Amid conflict and poverty, Yemen’s hospitals are struggling
In the war-torn country, even the easily preventable and treatable medical issues are proving deadly.
When Um Ayman began to have pain in her stomach, she did not think it was the beginning of labour because she was not yet nine months into her pregnancy. She went to the pharmacy, whose “volunteer doctor” is the only option for medical advice in al-Malahaet, her village.
It is an isolated place, near Yemen’s border with Saudi Arabia and the front line where Saudi and Yemeni troops face off with fighters from Ansar Allah (the Houthis). “The doctor told me that it was not time for me to give birth and gave me some IV fluids,” she said. “But then my waters broke.”
She spent three agonising days at home trying to give birth before her family managed to scrabble together the money needed for the five-hour car ride to the closest town, Haydan. There, staff at the Doctors Without Borders (Médecins sans frontières, MSF) hospital found that her baby had been lying horizontally across her uterus, instead of straight down. The baby had died during labour and Um Ayman needed urgent surgery to remove the corpse and save her life.
Stories like Um Ayman’s are all too common in Haydan, a town of traditional brown houses, lush qat fields, and the ruins of buildings bombed by Saudi jets. While the town is no longer bombed directly – many houses, the girls’ school and even the MSF hospital were destroyed in the first years of the war – explosions from air raids still echo in the hills around. The area’s remoteness and inaccessibility combined with active conflict, poverty, and a barely functional healthcare system mean that few of its inhabitants have access to the healthcare that they need.
“We are in what might be called a healthcare desert here,” said David Charo Kahindi, MSF’s project coordinator in Haydan. “There are very few health facilities and things seem to be getting worse. Our paediatric admissions have increased by 45 percent compared to the same four months last year, and overall we are seeing more serious patients coming to us: while the number of people coming to the ER is stable, we are admitting double the number of them than we were last year.”
The hospital treats relatively fewer patients wounded from the fighting itself: about 15 a month. Instead, much of the hospital’s activity focuses on the needs of mothers and their children. The team has assisted 176 deliveries and admitted 92 children to the wards on average per month so far this year. The children were mostly suffering from respiratory tract infections and diarrhoea, diseases often associated with poor living conditions. Only 40 percent of the mothers who deliver in the hospital have been able to access antenatal care, which means many complications go undetected until the mother goes into labour, just like Um Ayman.

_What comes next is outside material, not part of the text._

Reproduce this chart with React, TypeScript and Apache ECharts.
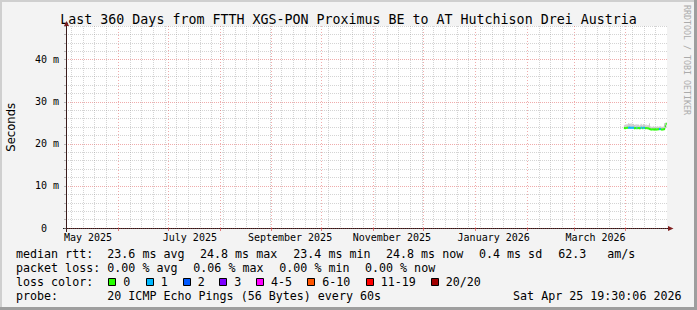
import React, { useEffect, useRef } from 'react';
import * as echarts from 'echarts';

const W = 697;
const H = 310;
const MONO = 'DejaVu Sans Mono';

const TITLE = 'Last 360 Days from FTTH XGS-PON Proximus BE to AT Hutchison Drei Austria';
const Y_TITLE = 'Seconds';
const SIDE_TEXT = 'RRDTOOL / TOBI OETIKER';

const RANGE_START = Date.UTC(2025, 3, 30, 19, 30);
const RANGE_END = Date.UTC(2026, 3, 25, 19, 30);

const monthTickDates = [
  '2025-06-01', '2025-07-01', '2025-08-01', '2025-09-01', '2025-10-01', '2025-11-01',
  '2025-12-01', '2026-01-01', '2026-02-01', '2026-03-01', '2026-04-01',
];
const xLabelDates = ['2025-05-14', '2025-07-14', '2025-09-12', '2025-11-12', '2026-01-12', '2026-03-14'];
const xLabels = ['May 2025', 'July 2025', 'September 2025', 'November 2025', 'January 2026', 'March 2026'];
const yTickValues = [0, 10, 20, 30, 40];
const yTickLabels = ['0\u00a0\u00a0', '10 m', '20 m', '30 m', '40 m'];

// data: 12-hour steps starting 2026-03-31 00:00 UTC
const DATA_START = Date.UTC(2026, 2, 31, 0, 0);
const STEP_MS = 12 * 3600 * 1000;
const medianMs = [
  23.75, 23.7, 23.75, 23.8, 23.8, 23.8, 23.85, 23.8, 23.85, 23.8,
  23.8, 23.85, 23.7, 23.75, 23.7, 23.8, 23.7, 23.75, 23.7, 23.7,
  23.8, 23.8, 23.7, 23.8, 23.8, 23.7, 23.75, 23.7, 23.7, 23.65,
  23.55, 23.45, 23.4, 23.4, 23.45, 23.4, 23.4, 23.45, 23.4, 23.4,
  23.45, 23.45, 23.5, 23.5, 23.4, 23.4, 23.4, 23.45, 23.5, 24.2,
  24.8,
];
const lostPings = [
  0, 0, 0, 0, 0, 1, 1, 1, 1, 1,
  1, 1, 0, 0, 0, 1, 0, 0, 0, 0,
  1, 1, 0, 1, 1, 0, 0, 0, 0, 0,
  0, 0, 0, 0, 0, 0, 0, 0, 0, 0,
  0, 0, 1, 1, 0, 0, 0, 0, 0, 0,
  0,
];
const smokeLowMs = [
  23.6, 23.55, 23.6, 23.6, 23.65, 23.6, 23.65, 23.6, 23.65, 23.6,
  23.6, 23.65, 23.55, 23.6, 23.55, 23.6, 23.55, 23.6, 23.55, 23.55,
  23.6, 23.6, 23.55, 23.6, 23.6, 23.55, 23.6, 23.55, 23.55, 23.5,
  23.4, 23.3, 23.3, 23.3, 23.3, 23.3, 23.3, 23.3, 23.3, 23.3,
  23.3, 23.3, 23.35, 23.35, 23.3, 23.3, 23.3, 23.3, 23.35, 23.6,
  24.0,
];
const smokeHighMs = [
  24.4, 24.6, 24.5, 24.7, 24.6, 24.9, 24.8, 24.7, 24.9, 24.6,
  24.8, 24.7, 24.5, 24.6, 24.4, 24.7, 24.5, 24.6, 24.3, 24.5,
  24.8, 24.6, 24.4, 24.7, 24.5, 24.4, 24.6, 24.3, 24.5, 24.4,
  24.9, 24.2, 24.0, 24.1, 24.0, 24.2, 24.0, 24.1, 24.0, 24.1,
  24.2, 24.0, 24.1, 24.2, 24.0, 24.1, 24.0, 24.1, 24.9, 24.9,
  25.0,
];

const rttLabel = 'median rtt:';
const rttStats = ['23.6 ms avg', '24.8 ms max', '23.4 ms min', '24.8 ms now', '0.4 ms sd', '62.3', 'am/s'];
const lossLabel = 'packet loss:';
const lossStats = ['0.00 % avg', '0.06 % max', '0.00 % min', '0.00 % now'];
const lossColorLabel = 'loss color:';
const lossBuckets = ['0', '1', '2', '3', '4-5', '6-10', '11-19', '20/20'];
const probeLabel = 'probe:';
const probeText = '20 ICMP Echo Pings (56 Bytes) every 60s';
const stampText = 'Sat Apr 25 19:30:06 2026';

// styles / layout
const LOSS_COLORS = ['#26ff00', '#00b8ff', '#0059ff', '#7e00ff', '#ff00ff', '#ff5500', '#ff0000', '#a10000'];
const ROW1_X = [16, 107.3, 200, 293.3, 386, 479, 558.3, 607.3];
const ROW2_X = [16, 107.3, 193.3, 279.3, 365];
const BOX_X = [108.3, 145.7, 182.7, 219.3, 256, 307.3, 365.7, 430.7];
const ROW_Y = [254.2, 268.2, 282.2, 296.2];
const GRID_RED = 'rgba(222,72,72,0.45)';
const GRID_GREY = 'rgba(143,143,143,0.38)';

function lossBucket(l: number): number {
  if (l <= 3) return l;
  if (l <= 5) return 4;
  if (l <= 10) return 5;
  if (l <= 19) return 6;
  return 7;
}

const dayMs = 24 * 3600 * 1000;
const toTs = (d: string) => Date.parse(d + 'T00:00:00Z');
const monthTicks = monthTickDates.map(toTs);
const labelTs = xLabelDates.map(toTs);
const weeklyTicks: number[] = [];
for (let t = toTs('2025-05-04'); t < RANGE_END; t += 7 * dayMs) {
  if (!monthTicks.some((m) => Math.abs(m - t) < dayMs)) weeklyTicks.push(t);
}

const smokeData = medianMs.map((_, i) => [DATA_START + i * STEP_MS, smokeLowMs[i], smokeHighMs[i]]);
const medianData = medianMs.map((m, i) => [DATA_START + i * STEP_MS, m, lostPings[i]]);

function buildGraphic() {
  const g: any[] = [];
  // frame shading
  g.push({ type: 'rect', shape: { x: 0, y: 0, width: W, height: 2 }, style: { fill: '#cfcfcf' }, silent: true });
  g.push({ type: 'rect', shape: { x: 0, y: 0, width: 2, height: H }, style: { fill: '#cfcfcf' }, silent: true });
  g.push({ type: 'rect', shape: { x: W - 3, y: 0, width: 3, height: H }, style: { fill: '#9e9e9e' }, silent: true });
  g.push({ type: 'rect', shape: { x: 0, y: H - 3, width: W, height: 3 }, style: { fill: '#9e9e9e' }, silent: true });
  // title
  g.push({ type: 'text', x: 348.5, y: 19.4, style: { text: TITLE, font: `13.3px "${MONO}"`, fill: '#000', align: 'center', verticalAlign: 'middle' } });
  // y title
  g.push({ type: 'text', x: 11, y: 127.3, rotation: Math.PI / 2, style: { text: Y_TITLE, font: '11.6px "DejaVu Sans"', fill: '#000', align: 'center', verticalAlign: 'middle' } });
  // side text
  g.push({ type: 'text', x: 686.5, y: 60, rotation: -Math.PI / 2, style: { text: SIDE_TEXT, font: `8.3px "${MONO}"`, fill: '#ababab', align: 'center', verticalAlign: 'middle' } });
  // axis extensions and arrows
  g.push({ type: 'line', shape: { x1: 66.5, y1: 228, x2: 66.5, y2: 232 }, style: { stroke: '#3a1c1c', lineWidth: 1 } });
  g.push({ type: 'line', shape: { x1: 63, y1: 228.5, x2: 670, y2: 228.5 }, style: { stroke: '#202020', lineWidth: 1 } });
  g.push({ type: 'polygon', shape: { points: [[64, 26], [69, 26], [66.5, 21]] }, style: { fill: '#7f1f1f' } });
  g.push({ type: 'polygon', shape: { points: [[668, 226], [668, 231], [673.5, 228.5]] }, style: { fill: '#7f1f1f' } });

  const txt = (x: number, y: number, text: string, align = 'left') => ({
    type: 'text', x, y,
    style: { text, font: `11.66px "${MONO}"`, fill: '#000', align, verticalAlign: 'middle' },
  });
  g.push(txt(ROW1_X[0], ROW_Y[0], rttLabel));
  rttStats.forEach((s, i) => g.push(txt(ROW1_X[i + 1], ROW_Y[0], s)));
  g.push(txt(ROW2_X[0], ROW_Y[1], lossLabel));
  lossStats.forEach((s, i) => g.push(txt(ROW2_X[i + 1], ROW_Y[1], s)));
  g.push(txt(16, ROW_Y[2], lossColorLabel));
  lossBuckets.forEach((b, i) => {
    g.push({
      type: 'rect',
      shape: { x: Math.round(BOX_X[i]) + 0.5, y: 278.5, width: 7, height: 7 },
      style: { fill: LOSS_COLORS[i], stroke: '#000', lineWidth: 1 },
    });
    g.push(txt(BOX_X[i] + 15, ROW_Y[2], b));
  });
  g.push(txt(16, ROW_Y[3], probeLabel));
  g.push(txt(107.3, ROW_Y[3], probeText));
  g.push(txt(681.5, ROW_Y[3], stampText, 'right'));
  return g;
}

export default function App() {
  const ref = useRef<HTMLDivElement>(null);
  useEffect(() => {
    const chart = echarts.init(ref.current!, null, { renderer: 'svg', width: W, height: H });
    const option: any = {
      animation: false,
      backgroundColor: '#f3f3f3',
      grid: {
        left: 66, right: 30, top: 26, bottom: 82,
        show: true, backgroundColor: '#ffffff', borderWidth: 0,
        containLabel: false, outerBoundsMode: 'none',
      },
      xAxis: [
        {
          type: 'value', min: RANGE_START, max: RANGE_END, position: 'bottom',
          axisLine: { show: false },
          axisTick: { show: true, length: 3, customValues: monthTicks, lineStyle: { color: 'rgba(222,72,72,0.7)' } },
          axisLabel: {
            show: true, customValues: labelTs, margin: 4.5,
            formatter: (v: number) => {
              const i = labelTs.findIndex((t) => Math.abs(t - v) < 1000);
              return i >= 0 ? xLabels[i] : '';
            },
            fontFamily: MONO, fontSize: 10, color: '#000',
          },
          splitLine: { show: true, lineStyle: { color: GRID_RED, width: 1, type: [1, 2] } },
        },
        {
          type: 'value', min: RANGE_START, max: RANGE_END, position: 'bottom',
          axisLine: { show: false },
          axisTick: { show: false, customValues: weeklyTicks },
          axisLabel: { show: false },
          splitLine: { show: true, lineStyle: { color: GRID_GREY, width: 1, type: [1, 1] } },
        },
      ],
      yAxis: {
        type: 'value', min: 0, max: 48, interval: 2,
        axisLine: { show: true, lineStyle: { color: '#3a1c1c', width: 1 } },
        axisTick: { show: true, length: 2, lineStyle: { color: 'rgba(143,143,143,0.6)' } },
        axisLabel: {
          margin: 7, fontFamily: MONO, fontSize: 10, color: '#000',
          formatter: (v: number) => {
            const i = yTickValues.indexOf(v);
            return i >= 0 ? yTickLabels[i] : '';
          },
        },
        splitLine: {
          show: true,
          lineStyle: { color: [GRID_RED, GRID_GREY, GRID_GREY, GRID_GREY, GRID_GREY], width: 1, type: [1, 1] },
        },
      },
      series: [
        {
          type: 'custom', name: 'smoke', xAxisIndex: 0, yAxisIndex: 0, clip: true, z: 3,
          data: smokeData,
          renderItem: (_p: any, api: any) => {
            const t = api.value(0);
            const lo = api.value(1);
            const hi = api.value(2);
            const a = api.coord([t, hi]);
            const b = api.coord([t + STEP_MS, lo]);
            return {
              type: 'rect',
              shape: { x: a[0], y: a[1], width: b[0] - a[0] + 0.2, height: b[1] - a[1] },
              style: { fill: '#c9c9c9' },
            };
          },
        },
        {
          type: 'custom', name: 'median', xAxisIndex: 0, yAxisIndex: 0, clip: true, z: 4,
          data: medianData,
          renderItem: (_p: any, api: any) => {
            const t = api.value(0);
            const m = api.value(1);
            const l = api.value(2);
            const a = api.coord([t, m]);
            const b = api.coord([t + STEP_MS, m]);
            return {
              type: 'rect',
              shape: { x: a[0], y: a[1] - 1, width: b[0] - a[0] + 0.3, height: 2 },
              style: { fill: LOSS_COLORS[lossBucket(l)] },
            };
          },
        },
      ],
      graphic: buildGraphic(),
    };
    chart.setOption(option);
    return () => chart.dispose();
  }, []);
  return <div ref={ref} style={{ position: 'fixed', left: 0, top: 0, width: W, height: H }} />;
}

“At the end of last year we opened an operating theatre in the hospital so that we would not have to refer people to Sa’ada City [a larger town some 70kms away],” explained Kahindi. “People here are already having to travel for many hours to get to Haydan, so now it is better that we can offer care for women who need caesarean sections or people need other types of general surgery without them having to travel even further.”
Travel has become harder in recent years as the price of fuel has increased and inflation has reduced people’s buying power. “We live in Lower Duweib and it takes six hours to get here to Haydan,” said Hamid Ali, 33, who had accompanied his uncle to hospital after he broke his leg in a car crash. “The local health centre has one worker only, and they can only do small dressings, so we had to pay 100,000 YER [$165] to get a car to bring us here.” These are astronomical sums for families in the region, most of whom are farmers and herders, living in an area heavily impacted by conflict. “We have livestock,” says Ali, “and we hear the fighting every day. Sometimes the shelling hits our village, but we do our best to live an ordinary life.”
The conflict not only creates additional medical and humanitarian needs in the area, but also makes it more complicated for humanitarian organisations to respond. The different sets of authorities in Yemen regulate the work and movements of humanitarian organisations to some extent, with some of the conditions put in place by Ansar Allah particularly demanding.
Obtaining permission to work in areas close to the front line, such as Haydan, is often especially difficult because of those areas’ sensitivity. Currently, MSF is the only humanitarian organisation with a permanent presence in the district. “We see that there are huge needs here, and while we have already started new services and are expanding the hospital further, we cannot meet all the needs alone,” said Kahindi. “In order to meet the existing needs and prevent the situation from deteriorating further we need other organisations to commit to providing services here – and for the authorities to facilitate their access.”
Um Ayman was overcoming the trauma of her experience and getting ready to go back to the operation theatre to have her wound cleaned, despite the fear that she felt. “I am scared,” she said, “I don’t want to die without seeing my children again.” What had been a relatively normal complication had become an ordeal that nearly killed her and left her traumatised.
“Without better access for humanitarian organisations in the area, more people like Um Ayman will suffer – and some will even die – from medical issues that are preventable and treatable,” said Kahindi. “That cannot be allowed to happen.”
The views expressed in this article are the author’s own and do not necessarily reflect Al Jazeera’s editorial stance.